Читать «Межледниковье» онлайн - страница 2
Олег Аркадьевич Тарутин
Уничтожить-то компромат я уничтожил, но многое из спаленного осталось в памяти и всплывает иногда оттуда, вызывая то чувство снисходительного умиления, то чувство неловкости, близкое к стыду. Иногда же у меня возникает желание мысленно прокомментировать сочиненное когда-то, что-то похерить с негодованием, что-то прояснить, а что-то даже и подтвердить с позиций сегодняшнего дня.

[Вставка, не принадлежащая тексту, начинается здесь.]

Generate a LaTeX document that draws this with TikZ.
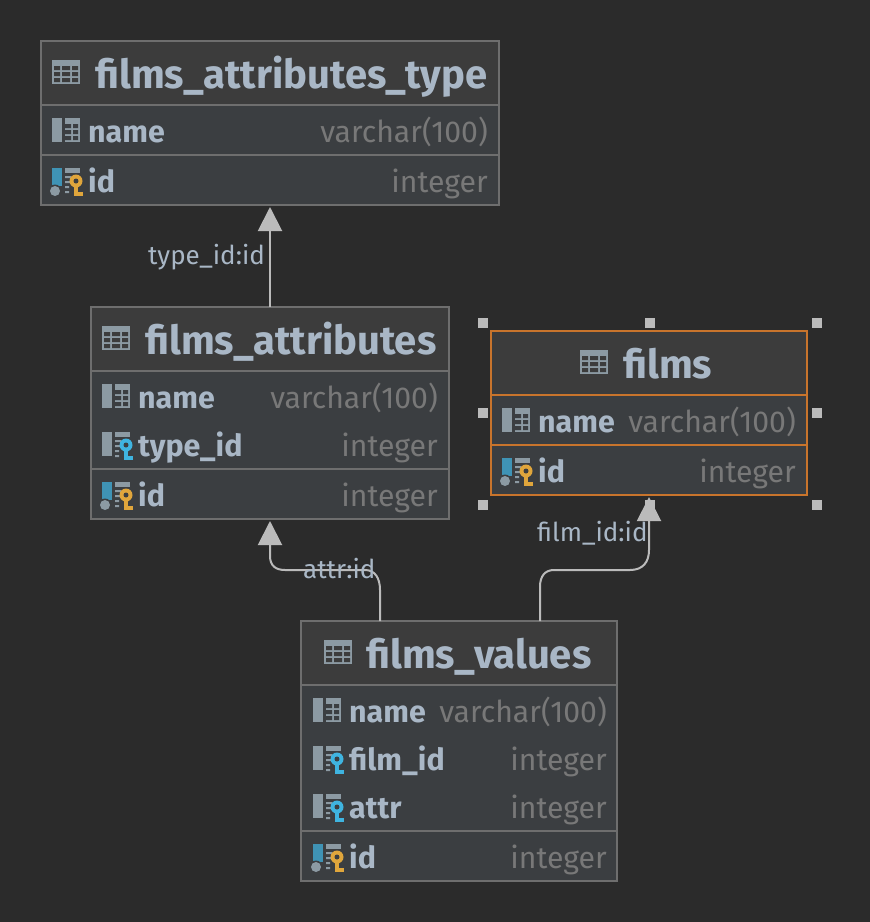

Подтверждаю: до старости я дожил. Повезло мне или не повезло вопрос спорный, но факт есть факт. Вставной челюсти, правда, пока не имею, за неимением средств на ее изготовление, о чем постоянно сожалею, обходясь остатними зубами. Нет и предсказанной лысины. Что же касается напророченного «мемуарного зуда» — подтверждаю безоговорочно: он появился и прогрессирует, лишая меня покоя. Чувствую, избавиться от этого зуда можно лишь, начав писать эти самые мемуары. Но как избежать почти неминуемого криводушия, как ухитриться фразу за фразой, страницу за страницей говорить только правду, хотя бы в том виде, в котором события помнятся теперь? Как не порадеть себе, любимому, не подчищая того, о чем вспоминается со стыдом, не подчищать, как в школьном дневнике, превращая тройку в пятерку, а единицу в четверку?
Впрочем, мемуары — не исповедь, и я не Жан-Жак Руссо (настолько же, насколько не Эренбург или, скажем, Катаев). А способ избежать лжи существует очень простой: перед тем, как соврать, поставь многоточие. Таким образом, последняя фраза в моих мемуарах, кончающаяся многоточием, и будет той фразой, за которой последовало бы неминуемое вранье.
1
Как рекомендовано в цитированном опусе: оглянуться мысленно, отыскивая в памяти исток…
Я не буду касаться того, с чего обычно начинаются мемуары: предки, родители, младенчество, семейный уклад… Мне хочется начать с истоков того, что сделалось моим жизненным призванием.
Скажу только, что родители мои были людьми замечательными и очень мною любимыми, что родился я в Ленинграде и в шестилетнем возрасте угодил в блокаду, что наша семья (родители, брат, четырьмя годами старше меня, и я), чудом выжившая в блокаде (отец — ополченец, комиссованный по дистрофии, мать — участковый врач, под обстрелами ходившая на вызовы), семья была вывезена по ладожскому льду в лютом феврале сорок второго, эвакуировалась в Омск, к родственникам, а в сорок пятом возвратилась в город, где я пошел уже в третий класс.
Мы жили во дворе Этнографического музея (отец был этнографом и тогда работал там), в замечательном дворе, который временами снится мне до сих пор. Двор тянулся вдоль тыльной стороны музея, отделяясь от Михайловского сада лишь сетчатым забором.
Этнографический музей, в знаменитый Розовый зал которого попала фугаска, оставив там глубокую воронку, был наглухо закрыт и доступен лишь музейным работникам, совершавшим там периодические обходы. Но существовал тайный лаз в музей через котельную в глубине двора и далее, с поставленных друг на друга ящиков, через вполне пролазную пробоину в кирпичной стене.